After finishing my last blog post for PEI, I realized I left out some seemingly big technologies coming to market just before Christmas time. This is a follow up to my “Wireless Gigabit Yay!” blog post.
Technically, 5GBps WiFi exists. My last dissertation on the latest in WiFi tech omitted this development on purpose. Read below to find out why.
Just 4 days ago yet another 802.11ad product line was launched by TPLINK. Claimed throughput is 4.66 GBPS. Naturally, cut that in half to account for duplex ‘math’ WiFi suffers from.
Math aside…does this actually work? What changed?
No, it does not work
802.11ad in the present implementation runs off 60GHz. So bearing in mind NO laptops, cell phones, or tablets employ it, we move on to finding how it actually works.
Granted, this is a chicken and egg problem, and it is only natural the 802.11ad APs are released first. I expect to see 60GHz WiFi Phones by the end of next year.
The reason 60GHz does not, and CANNOT work is because of physics. Have you ever wondered why your phone is ‘quad band’? Within the available FCC spectrums in the US, lower wavelengths are MUCH more desirable due to their ability to travel further—this is why 700MHz LTE band tender was such a big deal.

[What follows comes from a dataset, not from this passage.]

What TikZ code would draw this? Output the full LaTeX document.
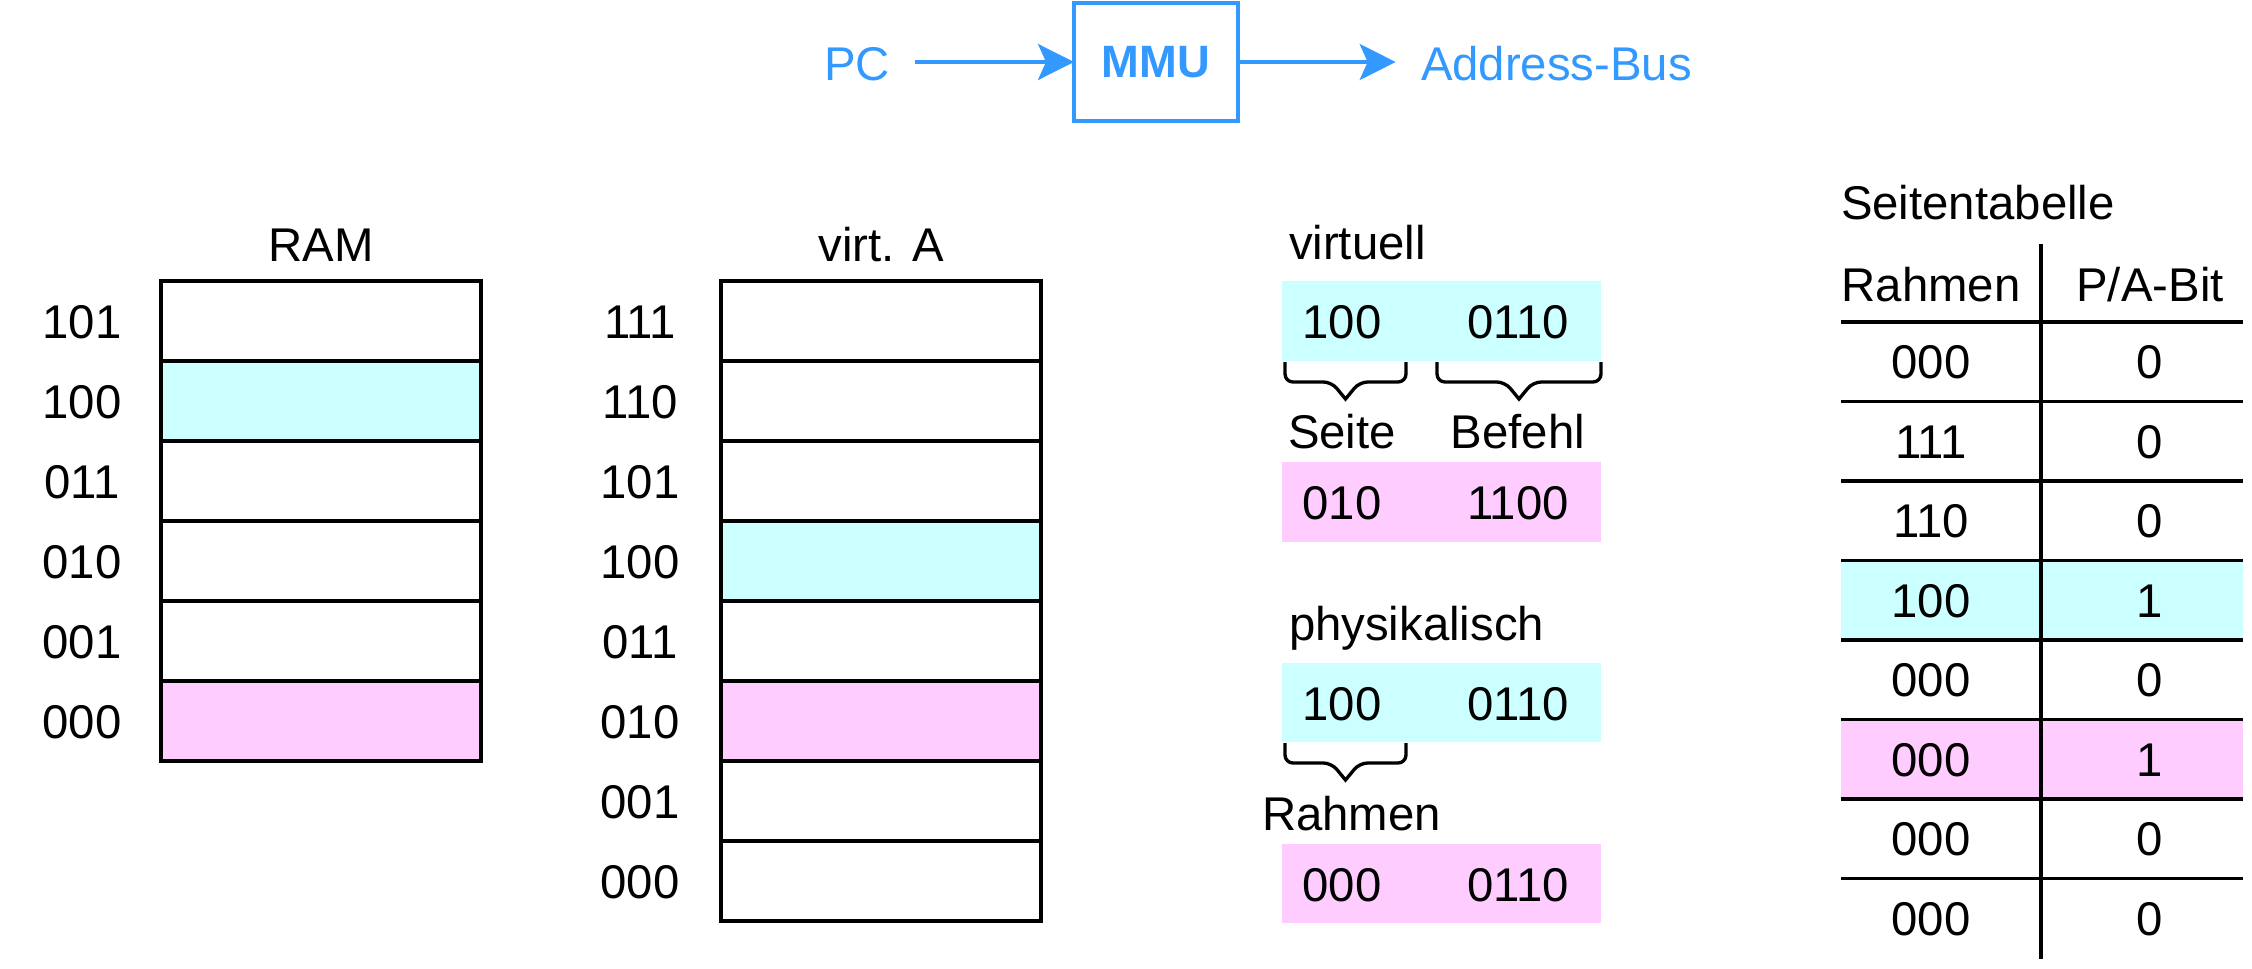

Do you ever wonder why your 5GHz wifi has half the coverage of the good OL’ 2.4GHz? This is exactly why—it is harder for higher frequency waves to pass through objects.
60GHz is SQUARELY aimed at line of sight communication—do not expect it to travel through walls.
That’s it. This is all you need to know about 802.11ad—unless you’re streaming 4k video from your smartphone to the TV right in front of it, there is literally no mainstream application for this technology.
Let’s try again soon. I CANNOT wait to get rid of all the cat5 in my house.